Nothing of importance is known of Cadwgan's acts as bishop. At the end of 1215 he received an intimation through Master Henry of Cerney that Langton was under suspension, but the subjection of Wales to an interdict in 1216 for holding with the barons suggests that little attention was paid to such notices. He continued to rule over his see for more than twenty years, a fact which shows that he can hardly have been a strong partisan of the English. Probably he was a moderate man, of studious and ascetic, rather than of political tastes. In 1236 he obtained permission from Gregory IX to retire from what must always have been a very difficult position.
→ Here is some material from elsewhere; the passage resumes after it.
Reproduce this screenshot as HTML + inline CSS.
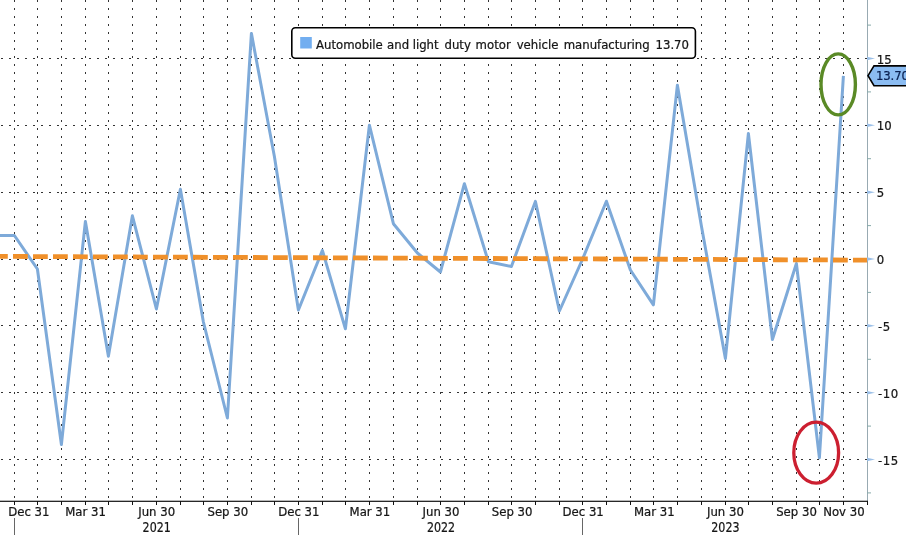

He became a simple monk of the abbey of Dore in Herefordshire. His profession of obedience to the Abbot Stephen and his dedication of his property to the monastery are still extant (Haddan and Stubbs, i. 464). His retirement to an English monastery may have some significance. He died on 11 April 1241 (Ann. Theok. s.a.; Leland's date, 1225, of his death is quite wrong), and was buried at Dore (Brut y Tywysogion, s.a.).

Cadwgan is said by Leland to have written some homilies, ‘Speculum Christianorum,’ and some other works, to have been remarkable for his piety, and to have been descended from an ancient and noble British family. Dempster (Hist. Eccles. Gentis Scotorum) erroneously claims him as a Scot.